**Extracted material**
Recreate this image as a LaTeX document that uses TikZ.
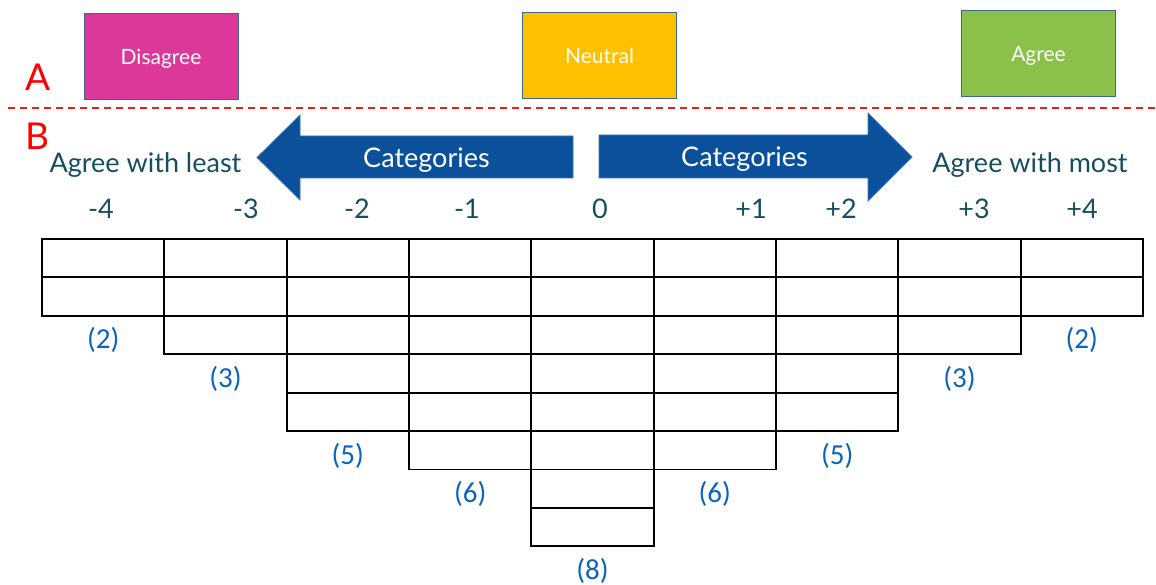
\documentclass[tikz,border=0pt]{standalone}
\usepackage{fontspec}
\setmainfont{Lato}
\newfontfamily\calib{Carlito}
\definecolor{tealtxt}{RGB}{22,78,96}
\definecolor{arrowblue}{RGB}{11,80,155}
\definecolor{parblue}{RGB}{10,100,190}
\definecolor{boxedge}{RGB}{65,100,150}
\definecolor{magentafill}{RGB}{220,56,154}
\definecolor{neutralfill}{RGB}{255,192,0}
\definecolor{agreefill}{RGB}{139,193,74}
\definecolor{redline}{RGB}{235,30,30}
\begin{document}
\begin{tikzpicture}[x=1pt,y=-1pt,
  lbl/.style={font=\fontsize{27}{32}\selectfont, text=tealtxt, anchor=base, inner sep=0pt},
  numlbl/.style={font=\fontsize{27}{32}\selectfont, text=tealtxt, anchor=base, inner sep=0pt},
  cnt/.style={font=\calib\fontsize{29}{32}\selectfont, text=parblue, inner sep=0pt},
  topbox/.style={draw=boxedge, line width=1pt, minimum width=154pt, minimum height=86pt, inner sep=0pt, text=white, text height=15pt, text depth=0pt, font=\fontsize{21}{24}\selectfont},
  sect/.style={font=\fontsize{37}{40}\selectfont, text=red, anchor=base, inner sep=0pt},
  arr/.style={fill=arrowblue, draw=arrowblue!80!white, line width=0.8pt},
  arrtxt/.style={font=\fontsize{27}{32}\selectfont, text=white, anchor=base, inner sep=0pt},
  cell/.style={draw=black, line width=1.8pt},
  sep/.style={draw=redline, line width=1.6pt, dash pattern=on 7pt off 5pt}
]
\useasboundingbox (0,0) rectangle (1156,585);

% top boxes
\node[topbox, fill=magentafill] (disagree) at (161,57) {Disagree};
\node[topbox, fill=neutralfill] (neutral) at (599.5,56) {Neutral};
\node[topbox, fill=agreefill] (agree) at (1038.5,54) {Agree};

% section labels and separator
\node[sect] (A) at (38.5,91) {A};
\node[sect] (B) at (37,150) {B};
\coordinate (sepL) at (8,108);
\coordinate (sepR) at (1156,108);
\draw[sep] (sepL) -- (sepR);

% arrows
\path[arr] (573,136) -- (300,136) -- (300,115) -- (257,157.5) -- (300,200) -- (300,178) -- (573,178) -- cycle;
\path[arr] (599,135) -- (868,135) -- (868,113) -- (912,157) -- (868,201) -- (868,178) -- (599,178) -- cycle;
\node[arrtxt] (catL) at (426.5,168) {Categories};
\node[arrtxt] (catR) at (744.5,167) {Categories};

% end labels
\node[lbl] (least) at (145.5,173) {Agree with least};
\node[lbl] (most) at (1030,173) {Agree with most};

% column numbers
\foreach \x/\t [count=\i] in {101/-4,246/-3,357/-2,467/-1,600/0,751/+1,841/+2,974/+3,1082/+4}
  \node[numlbl] (num\i) at (\x,219) {\t};

% grid
\def\gx{42}
\def\cw{122.33}
\def\rh{38.4}
\def\gy{239}
\foreach \n [count=\c from 0] in {2,3,5,6,8,6,5,3,2} {
  \foreach \r in {1,...,\n} {
    \draw[cell] ({\gx+\c*\cw},{\gy+(\r-1)*\rh}) rectangle ({\gx+(\c+1)*\cw},{\gy+\r*\rh});
  }
  \node[cnt] (cnt\c) at ({\gx+(\c+0.5)*\cw},{\gy+\n*\rh+24.5}) {(\n)};
}
\end{tikzpicture}
\end{document}
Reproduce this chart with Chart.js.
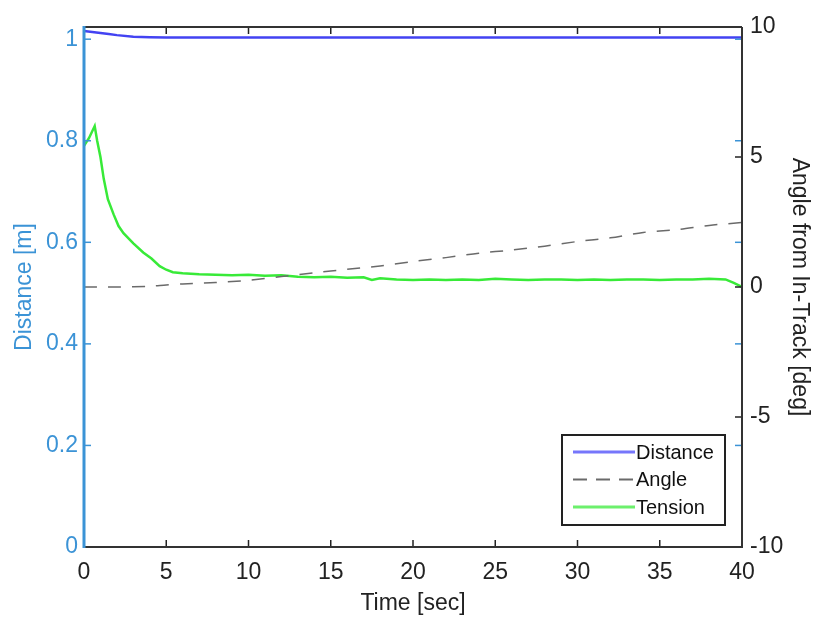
<!DOCTYPE html>
<html>
<head>
<meta charset="utf-8">
<script src="https://cdn.jsdelivr.net/npm/chart.js@4.4.1/dist/chart.umd.min.js"></script>
<style>
  html, body { margin: 0; padding: 0; background: #ffffff; }
  #wrap { width: 815px; height: 618px; }
</style>
</head>
<body>
<div id="wrap"><canvas id="c" width="815" height="618"></canvas></div>
<script>
// ---- Data ----
const timeDistance = [0, 0.5, 1, 1.5, 2, 3, 4, 5, 6, 10, 15, 20, 25, 30, 35, 40];
const distance     = [1.016, 1.014, 1.012, 1.010, 1.008, 1.005, 1.004, 1.0035, 1.0035, 1.0035, 1.0035, 1.0035, 1.0035, 1.0035, 1.0035, 1.0035];

const timeAngle = [0, 2, 4, 5, 6, 8, 10, 12, 14, 16, 18, 20, 22, 24, 26, 28, 30, 32, 34, 36, 38, 40];
const angle     = [0, 0, 0.03, 0.08, 0.12, 0.17, 0.26, 0.40, 0.55, 0.68, 0.81, 0.98, 1.13, 1.30, 1.42, 1.57, 1.75, 1.89, 2.10, 2.20, 2.37, 2.48];

const timeTension = [0, 0.3, 0.65, 0.8, 1.0, 1.2, 1.45, 1.8, 2.1, 2.4, 3.0, 3.6, 4.1, 4.6, 5.0, 5.4, 6, 7, 8, 9, 10, 11, 12, 13, 14, 15, 16, 17, 17.5, 18, 19, 20, 21, 22, 23, 24, 25, 26, 27, 28, 29, 30, 31, 32, 33, 34, 35, 36, 37, 38, 39, 39.5, 40];
const tension     = [0.790, 0.805, 0.829, 0.800, 0.768, 0.725, 0.685, 0.655, 0.632, 0.618, 0.598, 0.580, 0.568, 0.553, 0.546, 0.541, 0.539, 0.537, 0.536, 0.535, 0.536, 0.534, 0.535, 0.532, 0.531, 0.532, 0.530, 0.531, 0.526, 0.529, 0.527, 0.526, 0.527, 0.526, 0.527, 0.526, 0.528, 0.527, 0.526, 0.527, 0.527, 0.526, 0.527, 0.526, 0.527, 0.527, 0.526, 0.527, 0.527, 0.528, 0.527, 0.520, 0.512];

const xTicks     = [0, 5, 10, 15, 20, 25, 30, 35, 40];
const leftTicks  = [0, 0.2, 0.4, 0.6, 0.8, 1];
const rightTicks = [-10, -5, 0, 5, 10];

const seriesLabels = ['Distance', 'Angle', 'Tension'];

// ---- Styles ----
const BLUE_AXIS = '#3b93d6';
const FONT = '"Liberation Sans", Arial, sans-serif';
const FS = 23;

function pts(ts, vs) { return ts.map((t, i) => ({ x: t, y: vs[i] })); }

const framePlugin = {
  id: 'frame',
  afterDatasetsDraw(chart) {
    const { ctx, chartArea: a, scales } = chart;
    const x = scales.x, y = scales.y, y1 = scales.y1;
    const L = 7;
    ctx.save();
    const seg = (x0, y0, x1, y1_) => { ctx.beginPath(); ctx.moveTo(x0, y0); ctx.lineTo(x1, y1_); ctx.stroke(); };
    // x ticks (inward, bottom and top)
    ctx.strokeStyle = '#222'; ctx.lineWidth = 1.5;
    xTicks.forEach(v => { const p = x.getPixelForValue(v); seg(p, a.bottom, p, a.bottom - L); seg(p, a.top, p, a.top + L); });
    // right axis ticks (inward, right side)
    rightTicks.forEach(v => { const p = y1.getPixelForValue(v); seg(a.right, p, a.right - L, p); });
    // left axis ticks (blue, both sides)
    ctx.strokeStyle = BLUE_AXIS;
    leftTicks.forEach(v => { const p = y.getPixelForValue(v); seg(a.left, p, a.left + L, p); seg(a.right, p, a.right - L, p); });
    // frame
    ctx.strokeStyle = '#333'; ctx.lineWidth = 2;
    seg(a.left, a.top, a.right, a.top);
    seg(a.right, a.top, a.right, a.bottom);
    seg(a.left, a.bottom, a.right + 1, a.bottom);
    ctx.strokeStyle = BLUE_AXIS; ctx.lineWidth = 3;
    seg(a.left, a.top - 1, a.left, a.bottom + 1);
    ctx.restore();
  }
};

const legendPlugin = {
  id: 'boxLegend',
  afterDraw(chart) {
    const { ctx, chartArea: a } = chart;
    const bx = a.right - 180, by = a.bottom - 112, bw = 163, bh = 90;
    ctx.save();
    ctx.fillStyle = '#fff';
    ctx.fillRect(bx, by, bw, bh);
    ctx.strokeStyle = '#222'; ctx.lineWidth = 2;
    ctx.strokeRect(bx, by, bw, bh);
    ctx.font = '20px ' + FONT;
    ctx.textBaseline = 'middle';
    ctx.fillStyle = '#111';
    chart.data.datasets.forEach((ds, i) => {
      const ry = by + 17 + i * 27.5;
      ctx.strokeStyle = ds.legendColor || ds.borderColor;
      ctx.lineWidth = ds.borderWidth + 0.5;
      ctx.setLineDash(ds.borderDash ? [14, 9] : []);
      ctx.beginPath(); ctx.moveTo(bx + 11, ry); ctx.lineTo(bx + 73, ry); ctx.stroke();
      ctx.setLineDash([]);
      ctx.fillText(ds.label, bx + 74, ry + 1);
    });
    ctx.restore();
  }
};

new Chart(document.getElementById('c'), {
  type: 'line',
  data: {
    datasets: [
      { label: seriesLabels[0], data: pts(timeDistance, distance), yAxisID: 'y', borderColor: '#4343f2', legendColor: '#7676fb', borderWidth: 2.5, pointRadius: 0, tension: 0 },
      { label: seriesLabels[1], data: pts(timeAngle, angle), yAxisID: 'y1', borderColor: '#6a6a6a', borderDash: [13, 11], borderWidth: 1.5, pointRadius: 0, tension: 0.3 },
      { label: seriesLabels[2], data: pts(timeTension, tension), yAxisID: 'y', borderColor: '#38ea38', legendColor: '#6cf06c', borderWidth: 2.5, pointRadius: 0, tension: 0 }
    ]
  },
  options: {
    responsive: false,
    animation: false,
    layout: { padding: { top: 27, left: 0, right: 0, bottom: 0 } },
    plugins: { legend: { display: false }, tooltip: { enabled: false } },
    scales: {
      x: {
        type: 'linear', min: 0, max: 40,
        afterBuildTicks: s => { s.ticks = xTicks.map(v => ({ value: v })); },
        afterFit: s => { s.height = 71; },
        grid: { display: false, drawTicks: false },
        border: { display: false },
        ticks: { color: '#222', font: { size: FS, family: FONT }, padding: 12, maxRotation: 0, autoSkip: false, callback: v => String(v) },
        title: { display: true, text: 'Time [sec]', color: '#222', font: { size: FS, family: FONT }, padding: { top: 0, bottom: 1 } }
      },
      y: {
        type: 'linear', position: 'left', min: 0, max: 1.024,
        afterBuildTicks: s => { s.ticks = leftTicks.map(v => ({ value: v })); },
        afterFit: s => { s.width = 84; },
        grid: { display: false, drawTicks: false },
        border: { display: false },
        ticks: { color: BLUE_AXIS, font: { size: FS, family: FONT }, padding: 6, autoSkip: false, callback: v => String(v) },
        title: { display: true, text: 'Distance [m]', color: BLUE_AXIS, font: { size: FS, family: FONT }, padding: { top: 11, bottom: 0 } }
      },
      y1: {
        type: 'linear', position: 'right', min: -10, max: 10,
        afterBuildTicks: s => { s.ticks = rightTicks.map(v => ({ value: v })); },
        afterFit: s => { s.width = 73; },
        grid: { display: false, drawTicks: false },
        border: { display: false },
        ticks: { color: '#222', font: { size: FS, family: FONT }, padding: 8, autoSkip: false, callback: v => String(v) },
        title: { display: true, text: 'Angle from In-Track [deg]', color: '#222', font: { size: FS, family: FONT }, padding: { top: 2, bottom: 0 } }
      }
    }
  },
  plugins: [framePlugin, legendPlugin]
});
</script>
</body>
</html>
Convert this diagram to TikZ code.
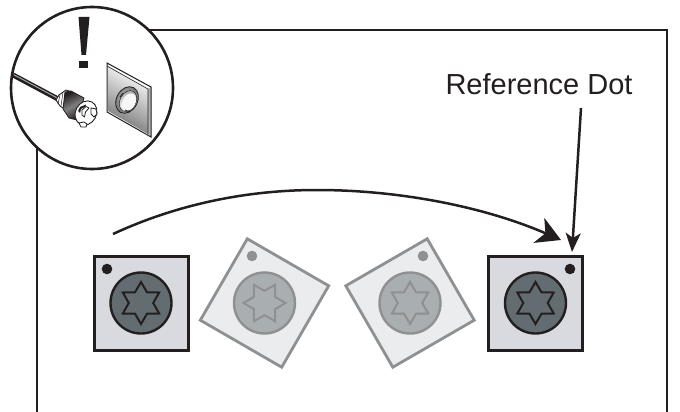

**Directions for this task**
Leave the pictures out, then copy word for word only the lines from the one containing "Reproduce this chart with Chart.js." through the one containing "const seriesLabels = ['Distance', 'Angle', 'Tension'];", both included.

**Worked answer**
Reproduce this chart with Chart.js.
<!DOCTYPE html>
<html>
<head>
<meta charset="utf-8">
<script src="https://cdn.jsdelivr.net/npm/chart.js@4.4.1/dist/chart.umd.min.js"></script>
<style>
  html, body { margin: 0; padding: 0; background: #ffffff; }
  #wrap { width: 815px; height: 618px; }
</style>
</head>
<body>
<div id="wrap"><canvas id="c" width="815" height="618"></canvas></div>
<script>
// ---- Data ----
const timeDistance = [0, 0.5, 1, 1.5, 2, 3, 4, 5, 6, 10, 15, 20, 25, 30, 35, 40];
const distance     = [1.016, 1.014, 1.012, 1.010, 1.008, 1.005, 1.004, 1.0035, 1.0035, 1.0035, 1.0035, 1.0035, 1.0035, 1.0035, 1.0035, 1.0035];

const timeAngle = [0, 2, 4, 5, 6, 8, 10, 12, 14, 16, 18, 20, 22, 24, 26, 28, 30, 32, 34, 36, 38, 40];
const angle     = [0, 0, 0.03, 0.08, 0.12, 0.17, 0.26, 0.40, 0.55, 0.68, 0.81, 0.98, 1.13, 1.30, 1.42, 1.57, 1.75, 1.89, 2.10, 2.20, 2.37, 2.48];

const timeTension = [0, 0.3, 0.65, 0.8, 1.0, 1.2, 1.45, 1.8, 2.1, 2.4, 3.0, 3.6, 4.1, 4.6, 5.0, 5.4, 6, 7, 8, 9, 10, 11, 12, 13, 14, 15, 16, 17, 17.5, 18, 19, 20, 21, 22, 23, 24, 25, 26, 27, 28, 29, 30, 31, 32, 33, 34, 35, 36, 37, 38, 39, 39.5, 40];
const tension     = [0.790, 0.805, 0.829, 0.800, 0.768, 0.725, 0.685, 0.655, 0.632, 0.618, 0.598, 0.580, 0.568, 0.553, 0.546, 0.541, 0.539, 0.537, 0.536, 0.535, 0.536, 0.534, 0.535, 0.532, 0.531, 0.532, 0.530, 0.531, 0.526, 0.529, 0.527, 0.526, 0.527, 0.526, 0.527, 0.526, 0.528, 0.527, 0.526, 0.527, 0.527, 0.526, 0.527, 0.526, 0.527, 0.527, 0.526, 0.527, 0.527, 0.528, 0.527, 0.520, 0.512];

const xTicks     = [0, 5, 10, 15, 20, 25, 30, 35, 40];
const leftTicks  = [0, 0.2, 0.4, 0.6, 0.8, 1];
const rightTicks = [-10, -5, 0, 5, 10];

const seriesLabels = ['Distance', 'Angle', 'Tension'];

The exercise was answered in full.